Это я могла себе когда-то позволить опоздать на работу и потом выслушать нравоучительные речи…

Вспомнила, как Самородов наказывал меня за опоздания на работу, лежа на диване в съемной квартире.

Да, наказание налицо.

В своих предположениях я ошиблась на один день. Регулярные схватки начались за день до обозначенного врачом срока.

— Саша, — я потрясла за плечо недавно уснувшего мужа. Он разлепил глаза, пытаясь сфокусировать на мне свой взгляд.

— Что такое, Мила?

— Саша, кажется началось…

Айсберг Дмитриевич соскочил с кровати и куда-то унесся из комнаты.

Мда…

Все уроки для будущих родителей зря. Главное правило, что должны соблюдать все отцы — полное спокойствие.
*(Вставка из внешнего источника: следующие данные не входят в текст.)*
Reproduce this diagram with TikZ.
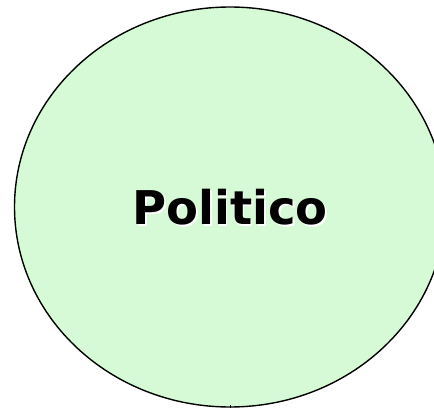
\documentclass[tikz,border=0pt]{standalone}
\usepackage{fontspec}
\setsansfont{DejaVu Sans}
\usetikzlibrary{shapes.geometric}
\definecolor{polgreen}{RGB}{213,250,213}
\begin{document}
\begin{tikzpicture}[x=1pt, y=-1pt]
    % Frame
    \clip (0,0) rectangle (434,409);
    % Ellipse
    \node[draw, ellipse, line width=1.4pt, fill=polgreen, minimum width=431pt, minimum height=400pt, inner sep=0pt] (pol) at (230,207) {};
    % Label with shadow
    \node[text=white, font=\sffamily\bfseries\fontsize{46.5}{50}\selectfont] (polshadow) at ([shift={(1.8,1.8)}]pol.center) {Politico};
    \node[text=black, font=\sffamily\bfseries\fontsize{46.5}{50}\selectfont] (poltext) at (pol.center) {Politico};
    % Stub
    \coordinate (stub) at ([yshift=3pt]pol.south);
    \draw[line width=1pt] (pol.south) -- (stub);
\end{tikzpicture}
\end{document}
Айсберг Дмитриевич вернулся в комнату с моими заранее приготовленными вещами. За его плечом я разглядела Ольгу Ивановну. Она жила у нас последние три недели как раз на тот случай, чтобы не оставлять Кирилла в доме одного, когда начнутся роды.

— Самородов, если ты не возьмешь себя в руки, я откажусь от совместных родов!

Подействовало.

— Да я спокоен, как удав, — ответил мой Айсберг, помогая залезть в полуспортивный костюм оверсайз.

— Вот и отлично, — ответила я. Как ни странно, но во мне самой стоял полный эмоциональный штиль.

Уже в машине, я позвонила своему врачу. У нас был заключен договор о принятие ей моих родов. Не смотря на все предыдущие звонки ей Самородовым во время очередных ложных схваток, сейчас Оксана Геннадьевна нам поверила.

— Приезжайте, Людмила Константиновна, я вас жду.

Мы прибыли в роддом с промежутками между схватками в десять минут. Айсберг Дмитриевич внешне был спокоен, если бы не трясущиеся пальцы на руле. Но это, наверное, от перенапряжения.

Нас поместили в предродовую палату. Схватки стали более ощутимыми, но пока терпимыми. А вот спина… Казалось, что меня пытаются растянуть на дыбе.

Самородов не переставая массировал поясницу, параллельно следя за временными промежутками между схватками.

Я сама потеряла счет времени. Успевала только считать до десяти во время очередной схватки.

— Один, два, триииии…

— Мила, ты как?

— Оооотличнооо…

Все из-за тебя. Ненавижу.

— Мила, не зажимайся. Дыши.

Убью. И ничего мне за это не будет. Нет ни статьи, ни заповеди, которая бы запретила мне сейчас убить своего дышащего бешенной собакой мужа.

— В следующий раз сааааам рожать будешь.

Параллельно моему протяженному "ааа" раздался крик и Айсберга Дмитриевича "Оксана Генальевнаааа".

Что я могу сказать: все эти школы для будущих новоиспеченных родителей — полное фуфло. Когда будущий папа сидит у ног улыбающийся жены — это одно. А вот, когда, он сидит у ног рожающей жены — это другое. Конечно, в ногах Айсберг Дмитриевич не сидел, позволяя акушеру-гинекологу делать свои замеры на открытие матки. Он стоял у изголовья медицинской кровати-трансформера, держа меня за руку. Или это я его держала, с удовольствием слушая, как у него что-то хрустит в руке, когда очередная схватка скручивала меня, а я, в свою очередь, его конечность.